By Ezequiel García (Fantagraphics Books)
ISBN: 978-1-60699-936-3

With the acceptance of graphic novels as a valid and worthy form of entertainment and mature expression has come a welcome flowering of personal stories and authorial voices blending unique – and literal – visions with perspectives far removed from our cosy own.

After all, potent and evocative as they might be, the graphic observations and conclusions of a Harvey Pekar or Eddie Campbell still resonate with shared concerns, experiences and ideologies for most English-speaking, western-reared readers from Britain, the USA, Canada, New Zealand or Australia.

Such a view just can’t be taken when absorbing the pictorial ruminations of equally brilliant and driven artisans from countries with differing historical, socio-cultural, linguistic and even artistic world views.

That kind of revelatory exotic intimacy can be found in Growing up in Public, the latest cartoon epistle from Argentinean artist and cartoonist Ezequiel García as he contemplates his achievements, total lack of success or celebrity and place in the world following his thirtieth birthday…

Born in 1975, García studied under Argentinean comics legend Alberto Breccia whilst co-editing several comics anthologies and trying his hands at other forms of artistic expression.
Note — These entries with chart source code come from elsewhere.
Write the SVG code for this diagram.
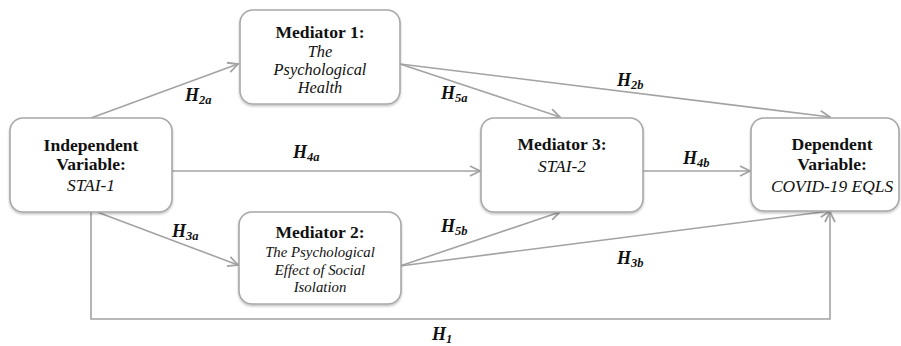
<svg xmlns="http://www.w3.org/2000/svg" width="901" height="346" viewBox="0 0 901 346">
<style>
.box{fill:#fff;stroke:#a8a8a8;stroke-width:1.6}
.t{font-family:'Liberation Serif','DejaVu Serif',serif;text-anchor:middle;fill:#111}
.b{font-weight:bold;font-size:17.6px}
.i{font-style:italic;font-size:17.4px}
.i2{font-style:italic;font-size:16.4px}
.i3{font-style:italic;font-size:14.8px}
.c{fill:none;stroke:#a3a3a3;stroke-width:1.6}
.h{font-family:'Liberation Serif','DejaVu Serif',serif;font-weight:bold;font-style:italic;font-size:18px;fill:#111}
.s{font-size:12.5px}
</style>
<defs>
<marker id="arr" viewBox="0 0 12 12" refX="11" refY="6" markerWidth="12" markerHeight="12" markerUnits="userSpaceOnUse" orient="auto">
<path d="M1,1 L11,6 L1,11" fill="none" stroke="#a3a3a3" stroke-width="1.8"/>
</marker>
<filter id="sh" x="-10%" y="-10%" width="120%" height="130%">
<feDropShadow dx="0" dy="1.5" stdDeviation="1.2" flood-color="#000" flood-opacity="0.25"/>
</filter>
</defs>
<g id="connectors">
<line class="c" x1="91" y1="118" x2="238" y2="64" marker-end="url(#arr)"/>
<line class="c" x1="172" y1="171" x2="480" y2="171" marker-end="url(#arr)"/>
<line class="c" x1="400" y1="64" x2="560" y2="117" marker-end="url(#arr)"/>
<line class="c" x1="400" y1="64" x2="830" y2="117" marker-end="url(#arr)"/>
<line class="c" x1="643" y1="171" x2="750" y2="171" marker-end="url(#arr)"/>
<line class="c" x1="97" y1="212" x2="238" y2="265" marker-end="url(#arr)"/>
<line class="c" x1="400" y1="266" x2="560" y2="212" marker-end="url(#arr)"/>
<line class="c" x1="400" y1="266" x2="830" y2="211" marker-end="url(#arr)"/>
<polyline class="c" points="91,212 91,319 830,319 830,212" marker-end="url(#arr)"/>
<text class="h" x="185" y="101">H<tspan class="s" dy="3">2a</tspan></text>
<text class="h" x="293" y="158">H<tspan class="s" dy="3">4a</tspan></text>
<text class="h" x="441" y="99">H<tspan class="s" dy="3">5a</tspan></text>
<text class="h" x="617" y="86">H<tspan class="s" dy="3">2b</tspan></text>
<text class="h" x="683" y="164">H<tspan class="s" dy="3">4b</tspan></text>
<text class="h" x="172" y="237">H<tspan class="s" dy="3">3a</tspan></text>
<text class="h" x="441" y="232">H<tspan class="s" dy="3">5b</tspan></text>
<text class="h" x="617" y="264">H<tspan class="s" dy="3">3b</tspan></text>
<text class="h" x="432" y="340">H<tspan class="s" dy="3">1</tspan></text>
</g>
<g id="independent">
<rect class="box" x="10" y="118" width="162" height="94" rx="13" filter="url(#sh)"/>
<text class="t b" x="91" y="151">Independent</text>
<text class="t b" x="91" y="170">Variable:</text>
<text class="t i" x="91" y="191">STAI-1</text>
</g>
<g id="mediator1">
<rect class="box" x="240" y="10" width="160" height="94" rx="13" filter="url(#sh)"/>
<text class="t b" x="320" y="38">Mediator 1:</text>
<text class="t i2" x="320" y="57">The</text>
<text class="t i2" x="320" y="75">Psychological</text>
<text class="t i2" x="320" y="93">Health</text>
</g>
<g id="mediator2">
<rect class="box" x="239" y="212" width="162" height="92" rx="13" filter="url(#sh)"/>
<text class="t b" x="320" y="238">Mediator 2:</text>
<text class="t i3" x="320" y="257">The Psychological</text>
<text class="t i3" x="320" y="275">Effect of Social</text>
<text class="t i3" x="320" y="292">Isolation</text>
</g>
<g id="mediator3">
<rect class="box" x="481" y="118" width="162" height="94" rx="13" filter="url(#sh)"/>
<text class="t b" x="562" y="150">Mediator 3:</text>
<text class="t i" x="562" y="172">STAI-2</text>
</g>
<g id="dependent">
<rect class="box" x="751" y="118" width="148" height="93" rx="13" filter="url(#sh)"/>
<text class="t b" x="832" y="150">Dependent</text>
<text class="t b" x="832" y="170">Variable:</text>
<text class="t i" x="832" y="192">COVID-19 EQLS</text>
</g>
</svg>
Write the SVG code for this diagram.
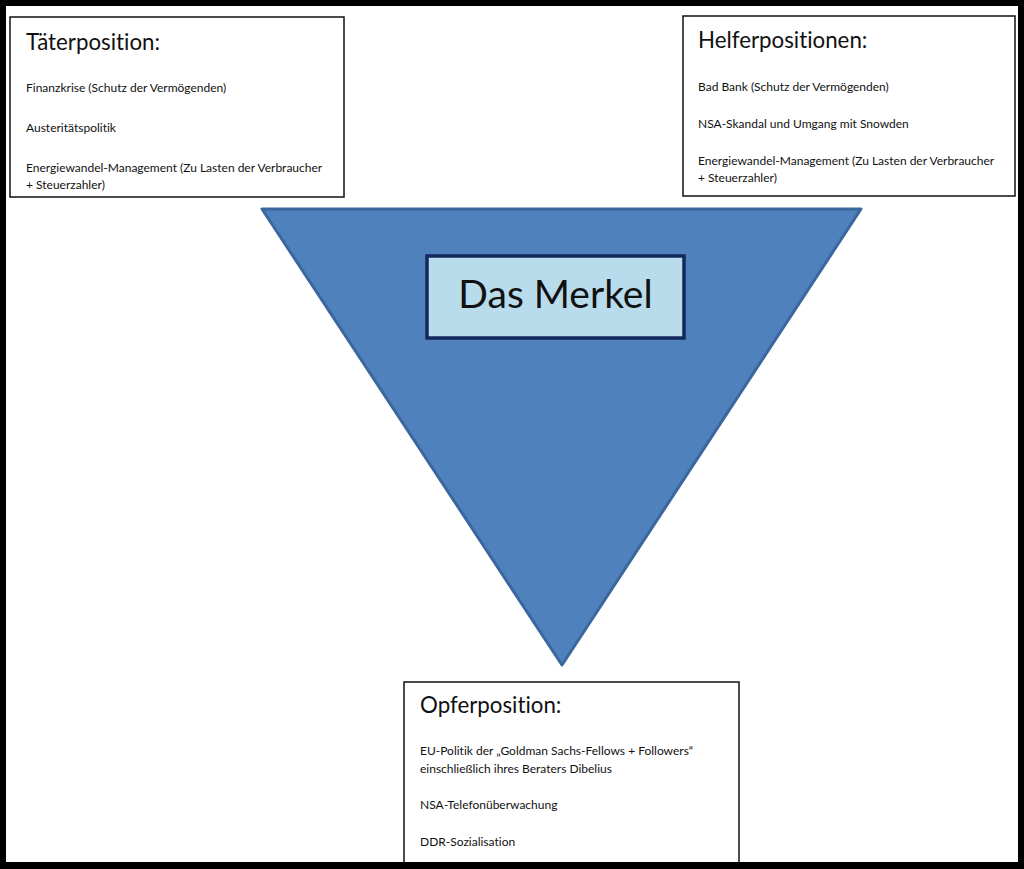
<svg xmlns="http://www.w3.org/2000/svg" width="1024" height="869" viewBox="0 0 1024 869">
<style>
text{font-variant-ligatures:none;font-feature-settings:"liga" 0,"clig" 0}
.box{fill:#ffffff;stroke:#111111;stroke-width:1.5}
.title{font-family:Lato,"Liberation Sans",sans-serif;font-size:22.3px;fill:#111111}
.item{font-family:Lato,"Liberation Sans",sans-serif;font-size:12px;fill:#111111}
.center{font-family:Lato,"Liberation Sans",sans-serif;font-size:39px;fill:#111111}
</style>
<rect x="0" y="0" width="1024" height="869" fill="#000000"/>
<rect x="6" y="6" width="1012" height="856" fill="#ffffff"/>
<g id="triangle">
<polygon points="262,209 861,209 562,665" fill="#4f81bd" stroke="#3b679e" stroke-width="3" stroke-linejoin="round"/>
</g>
<g id="das-merkel">
<rect x="427" y="256" width="257" height="82" fill="#b9dcec" stroke="#14285e" stroke-width="3.5"/>
<text class="center" x="555.5" y="308" text-anchor="middle">Das Merkel</text>
</g>
<g id="taeterposition">
<rect class="box" x="10" y="17" width="334" height="180"/>
<text class="title" x="26" y="50">Täterposition:</text>
<text class="item" x="26" y="92">Finanzkrise (Schutz der Vermögenden)</text>
<text class="item" x="26" y="132">Austeritätspolitik</text>
<text class="item" x="26" y="172">Energiewandel-Management (Zu Lasten der Verbraucher</text>
<text class="item" x="26" y="189">+ Steuerzahler)</text>
</g>
<g id="helferpositionen">
<rect class="box" x="683" y="16" width="332" height="180"/>
<text class="title" x="698" y="48">Helferpositionen:</text>
<text class="item" x="698" y="91">Bad Bank (Schutz der Vermögenden)</text>
<text class="item" x="698" y="128">NSA-Skandal und Umgang mit Snowden</text>
<text class="item" x="698" y="165">Energiewandel-Management (Zu Lasten der Verbraucher</text>
<text class="item" x="698" y="182">+ Steuerzahler)</text>
</g>
<g id="opferposition">
<rect class="box" x="404" y="682" width="335" height="182"/>
<text class="title" x="420" y="713">Opferposition:</text>
<text class="item" x="420" y="755">EU-Politik der „Goldman Sachs-Fellows + Followers“</text>
<text class="item" x="420" y="773">einschließlich ihres Beraters Dibelius</text>
<text class="item" x="420" y="809">NSA-Telefonüberwachung</text>
<text class="item" x="420" y="846">DDR-Sozialisation</text>
</g>
<g id="connectors"></g>
<rect x="0" y="862" width="1024" height="7" fill="#000000"/>
</svg>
Growing up in troubled times in a country that has always taken culture, heritage and the arts seriously, he has had short works appear in comics magazines in Europe and South America.

He won the comics award at Brazil’s Salon del Humor de Piracicaba in 2000, and his first graphic novel Turning 30 was released in Argentina in 2007. In recent years, Garcia has served as a comics teacher, art gallery curator, and co-organizer of the Festival Increible de Historietas, Fanzines y Afines whilst labouring on this eclectic, far-ranging, intimate, polemical and engaging reminiscence.
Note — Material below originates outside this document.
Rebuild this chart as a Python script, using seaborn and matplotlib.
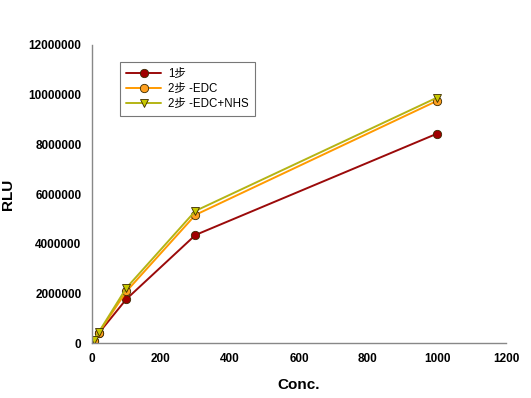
import pandas as pd
import matplotlib
matplotlib.use("Agg")
import matplotlib.pyplot as plt
import seaborn as sns

# Data
conc = [0, 5, 20, 100, 300, 1000]
rlu_step1 = [20000, 80000, 400000, 1770000, 4350000, 8430000]
rlu_edc = [30000, 100000, 420000, 2080000, 5160000, 9750000]
rlu_edc_nhs = [40000, 110000, 440000, 2220000, 5320000, 9880000]
labels = ["1步", "2步 -EDC", "2步 -EDC+NHS"]

df = pd.DataFrame({
    "Conc.": conc * 3,
    "RLU": rlu_step1 + rlu_edc + rlu_edc_nhs,
    "series": [labels[0]] * 6 + [labels[1]] * 6 + [labels[2]] * 6,
})

sns.set_style("white")
plt.rcParams["font.family"] = ["Liberation Sans", "Noto Sans CJK SC"]
plt.rcParams["text.color"] = "black"
plt.rcParams["axes.labelcolor"] = "black"
plt.rcParams["xtick.color"] = "black"
plt.rcParams["ytick.color"] = "black"

line_colors = {labels[0]: "#9b0a0a", labels[1]: "#ff9a00", labels[2]: "#b4b414"}
face_colors = {labels[0]: "#a00000", labels[1]: "#ffa020", labels[2]: "#c8c800"}
markers = {labels[0]: "o", labels[1]: "o", labels[2]: "v"}

fig = plt.figure(figsize=(5.31, 3.98), dpi=100)
ax = fig.add_axes([0.173, 0.138, 0.780, 0.749])

for lab in labels:
    sub = df[df["series"] == lab]
    sns.lineplot(data=sub, x="Conc.", y="RLU", ax=ax, label=lab,
                 color=line_colors[lab], marker=markers[lab], markersize=6,
                 markerfacecolor=face_colors[lab], markeredgecolor="#3a2a00",
                 markeredgewidth=0.6, linewidth=1.4)

ax.set_xlim(0, 1200)
ax.set_ylim(0, 12000000)
ax.set_xticks(range(0, 1201, 200))
ax.set_yticks(range(0, 12000001, 2000000))
ax.set_yticklabels([str(v) for v in range(0, 12000001, 2000000)])
for s in ["top", "right"]:
    ax.spines[s].set_visible(False)
for s in ["left", "bottom"]:
    ax.spines[s].set_color("#888888")
    ax.spines[s].set_linewidth(1.0)
ax.tick_params(direction="out", length=4, width=1, color="#888888",
               labelcolor="black", labelsize=8.5)
for t in ax.get_xticklabels() + ax.get_yticklabels():
    t.set_fontweight("bold")
ax.set_xlabel("Conc.", fontsize=11, fontweight="bold", labelpad=9)
ax.set_ylabel("RLU", fontsize=11, fontweight="bold", labelpad=10)

leg = ax.legend(loc="upper left", bbox_to_anchor=(0.068, 0.943), fontsize=8.3,
                frameon=True, fancybox=False, edgecolor="#555555",
                handlelength=3, borderpad=0.55, labelspacing=0.25,
                borderaxespad=0, handletextpad=0.6)
leg.get_frame().set_linewidth(0.8)

fig.savefig("out.png", dpi=100)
In a free-wheeling, affectingly immersive, starkly black-&-white outpouring, Ezequiel introduces us to his world at a certain point in his life. A struggling artist, the author derives much of his inspiration from the history, music and architectural heritage of Buenos Aires. Here, however, as he struggles to find a publisher for his comics, galleries to exhibit his other art, women to sleep with and someone special to love, his attentions are increasingly distracted by the ongoing destruction of all he cherishes as big banks and foreign businesses take over, rebuild and desecrate the magnificent dance palaces, film theatres and civic buildings which were the landmarks and milestones of his childhood…

In truth the entire city is under threat of losing its identity as money and encroaching corporate globalisation seeps in, buying off officials and easily circumventing the legal protections supposedly safeguarding these edifices for the nation…
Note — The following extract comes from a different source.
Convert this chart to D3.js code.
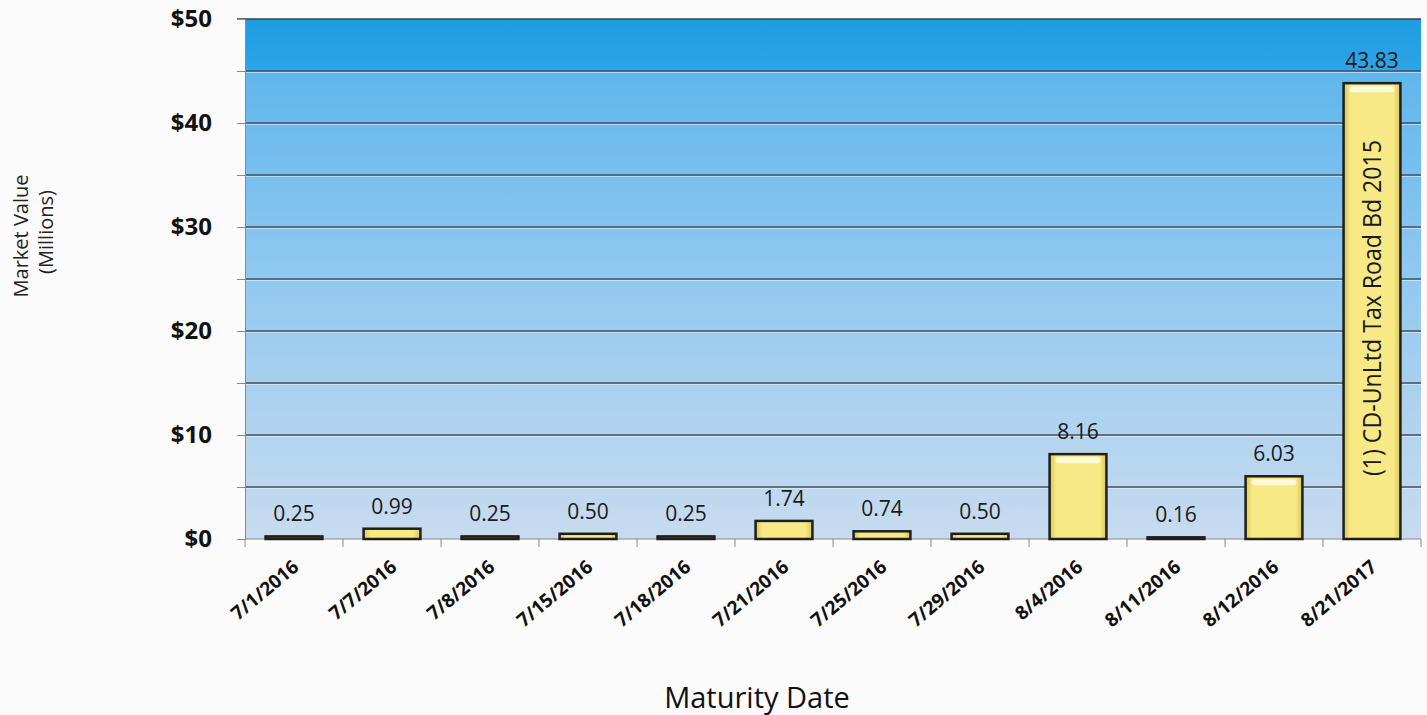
<!DOCTYPE html>
<html>
<head>
<meta charset="utf-8">
<script src="https://cdn.jsdelivr.net/npm/d3@7"></script>
<style>
  body { margin: 0; background: #fbfbfb; }
  text { font-family: "Open Sans", "Noto Sans", sans-serif; }
</style>
</head>
<body>
<div id="chart"></div>
<script>
// dane
const dates = ['7/1/2016', '7/7/2016', '7/8/2016', '7/15/2016', '7/18/2016', '7/21/2016',
  '7/25/2016', '7/29/2016', '8/4/2016', '8/11/2016', '8/12/2016', '8/21/2017'];
const values = [0.25, 0.99, 0.25, 0.50, 0.25, 1.74, 0.74, 0.50, 8.16, 0.16, 6.03, 43.83];
const yTicks = [0, 10, 20, 30, 40, 50];
const gridValues = [5, 10, 15, 20, 25, 30, 35, 40, 45];
const note = '(1) CD-UnLtd Tax Road Bd 2015';

const width = 1427, height = 715;
const margin = { top: 19, right: 6, bottom: 176, left: 245 };

const svg = d3.select('#chart').append('svg')
  .attr('width', width)
  .attr('height', height);

const defs = svg.append('defs');

// tlo obszaru wykresu
const bg = defs.append('linearGradient').attr('id', 'bg')
  .attr('x1', 0).attr('y1', 0).attr('x2', 0).attr('y2', 1);
bg.append('stop').attr('offset', '0%').attr('stop-color', '#1d9ce2');
bg.append('stop').attr('offset', '10%').attr('stop-color', '#2ea5e6');
bg.append('stop').attr('offset', '10.1%').attr('stop-color', '#5fb6ec');
bg.append('stop').attr('offset', '50%').attr('stop-color', '#92c9f0');
bg.append('stop').attr('offset', '100%').attr('stop-color', '#c8dbef');

// wypelnienie slupkow
const barGrad = defs.append('linearGradient').attr('id', 'bar')
  .attr('x1', 0).attr('y1', 0).attr('x2', 1).attr('y2', 0);
barGrad.append('stop').attr('offset', '0%').attr('stop-color', '#d8c452');
barGrad.append('stop').attr('offset', '12%').attr('stop-color', '#f7ea86');
barGrad.append('stop').attr('offset', '88%').attr('stop-color', '#f7ea86');
barGrad.append('stop').attr('offset', '100%').attr('stop-color', '#d8c452');

const x = d3.scaleBand()
  .domain(dates)
  .range([margin.left, width - margin.right])
  .paddingInner(0.42)
  .paddingOuter(0.21);

const y = d3.scaleLinear()
  .domain([0, 50])
  .range([height - margin.bottom, margin.top]);

const x0 = margin.left, x1 = width - margin.right;

svg.append('rect')
  .attr('x', x0).attr('y', y(50))
  .attr('width', x1 - x0).attr('height', y(0) - y(50))
  .attr('fill', 'url(#bg)');

// linie siatki
svg.append('g').selectAll('line')
  .data(gridValues)
  .join('line')
  .attr('x1', x0).attr('x2', x1)
  .attr('y1', d => y(d)).attr('y2', d => y(d))
  .attr('stroke', '#4a4f58')
  .attr('stroke-width', 1.5);

svg.append('g').selectAll('line')
  .data(gridValues)
  .join('line')
  .attr('x1', x0).attr('x2', x1)
  .attr('y1', d => y(d) + 1.5).attr('y2', d => y(d) + 1.5)
  .attr('stroke', '#e8f2fb')
  .attr('stroke-opacity', 0.6)
  .attr('stroke-width', 1);

// gorna krawedz
svg.append('line')
  .attr('x1', x0 - 8).attr('x2', x1)
  .attr('y1', y(50)).attr('y2', y(50))
  .attr('stroke', '#3d4148').attr('stroke-width', 1.5);

// os Y
const yAxis = svg.append('g')
  .attr('transform', `translate(${x0},0)`)
  .call(d3.axisLeft(y).tickValues(d3.range(0, 55, 5)).tickSize(8).tickFormat(''));
yAxis.select('.domain').attr('stroke', '#8a8a8a');
yAxis.selectAll('.tick line').attr('stroke', '#8a8a8a');

svg.append('g').selectAll('text')
  .data(yTicks)
  .join('text')
  .attr('x', 212)
  .attr('y', d => y(d))
  .attr('dy', '0.35em')
  .attr('text-anchor', 'end')
  .attr('font-size', 24)
  .attr('font-weight', 'bold')
  .attr('fill', '#111')
  .text(d => '$' + d);

// os X
const xAxis = svg.append('g')
  .attr('transform', `translate(0,${y(0)})`);
xAxis.append('line')
  .attr('x1', x0).attr('x2', x1)
  .attr('stroke', '#8a8a8a').attr('stroke-width', 1.2);
const step = x.step();
xAxis.selectAll('.tk')
  .data(d3.range(dates.length + 1))
  .join('line')
  .attr('class', 'tk')
  .attr('x1', i => x0 + i * step).attr('x2', i => x0 + i * step)
  .attr('y1', 0).attr('y2', 8)
  .attr('stroke', '#8a8a8a');

svg.append('g').selectAll('text')
  .data(dates)
  .join('text')
  .attr('transform', d => `translate(${x(d) + x.bandwidth() / 2 + 6},${y(0) + 30}) rotate(-40)`)
  .attr('text-anchor', 'end')
  .attr('font-size', 19)
  .attr('font-weight', 'bold')
  .attr('fill', '#111')
  .text(d => d);

// slupki
const bars = svg.append('g').selectAll('g')
  .data(dates.map((d, i) => ({ date: d, value: values[i] })))
  .join('g');

bars.append('rect')
  .attr('x', d => x(d.date))
  .attr('y', d => y(d.value))
  .attr('width', x.bandwidth())
  .attr('height', d => y(0) - y(d.value))
  .attr('fill', 'url(#bar)')
  .attr('stroke', '#1e1e1e')
  .attr('stroke-width', 2.5);

// blysk u gory slupka
bars.filter(d => y(0) - y(d.value) > 20)
  .append('rect')
  .attr('x', d => x(d.date) + 6)
  .attr('y', d => y(d.value) + 3)
  .attr('width', x.bandwidth() - 12)
  .attr('height', 6)
  .attr('rx', 3)
  .attr('fill', '#fffbe0')
  .attr('opacity', 0.9);

bars.append('text')
  .attr('x', d => x(d.date) + x.bandwidth() / 2)
  .attr('y', d => y(d.value) - 15)
  .attr('text-anchor', 'middle')
  .attr('font-size', 21)
  .attr('fill', '#1a1a1a')
  .text(d => d.value.toFixed(2));

// opis najwyzszego slupka
const last = dates[dates.length - 1];
svg.append('text')
  .attr('transform', `translate(${x(last) + x.bandwidth() / 2 + 9},308) rotate(-90)`)
  .attr('text-anchor', 'middle')
  .attr('font-size', 25)
  .attr('fill', '#1a1a1a')
  .attr('textLength', 336)
  .attr('lengthAdjust', 'spacingAndGlyphs')
  .text(note);

// tytuly osi
svg.append('text')
  .attr('transform', 'translate(28,236) rotate(-90)')
  .attr('text-anchor', 'middle')
  .attr('font-size', 20)
  .attr('fill', '#222')
  .text('Market Value');
svg.append('text')
  .attr('transform', 'translate(53,232) rotate(-90)')
  .attr('text-anchor', 'middle')
  .attr('font-size', 20)
  .attr('fill', '#222')
  .text('(Millions)');

svg.append('text')
  .attr('x', 757)
  .attr('y', 708)
  .attr('text-anchor', 'middle')
  .attr('font-size', 29)
  .attr('fill', '#111')
  .text('Maturity Date');
</script>
</body>
</html>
Most galling of all is Ezequiel’s quest for creative acceptance. He’s getting some traction, but as he and his friends visit show after show, he’s starting to feel that the art world only wants to reward shallow charlatans regurgitating old or devalued concepts and no longer has room or respect for toil, craftsmanship and honest searches for truth…

He feels equally powerless to change his personal situation. Ezequiel has no trouble meeting women, but really wants a girlfriend and just can’t decide on which one to get serious with…

The most potent temptation of autobiographical comics is the total autonomy the exercise grants. In the midst of his collation of linked episodes and hope-filled introspections highlighting the aggravating, mundane or personally significant, García takes the opportunity to radically depart from his prescribed path to interweave a psychedelic, emotionally overcharged diversion.

As he is drawn into a late-night church meeting after reading Moby Dick, he is transported to mind-boggling flights of fancy as the firebrand cleric ranting conflates Melville’s tale with the biblical example of Jonah; resulting in a stunning visual tornado of iconic idolatrous revelation…

And then reality returns and he goes back to his catalogue of disaffection. As he endures more and more of the same the increasingly uncomfortable thirty-someone reaches a crisis in his romantic stalemates and decides it’s time to make decisions and changes in his life…

As previously stated, music plays a great part in the author’s life, and song lyrics – in Spanish – are woven into almost every page of García’s fiercely expressionistic art like street art or a graffiti Greek Chorus. Don’t fret however, as a full compliment of ‘Song Translations’ featuring all those mood-enhancing lines is included in the Bonus Section, which also includes a page of the artists ‘Inspiration’ sources as well as ‘Notes’ offering context and commentary on the story.

Powerful, uncompromising, mesmerising and unforgettable, this is a superb peek at life’s unchanging verities through fresh and expressive eyes and one all lovers of comics as art should seek out.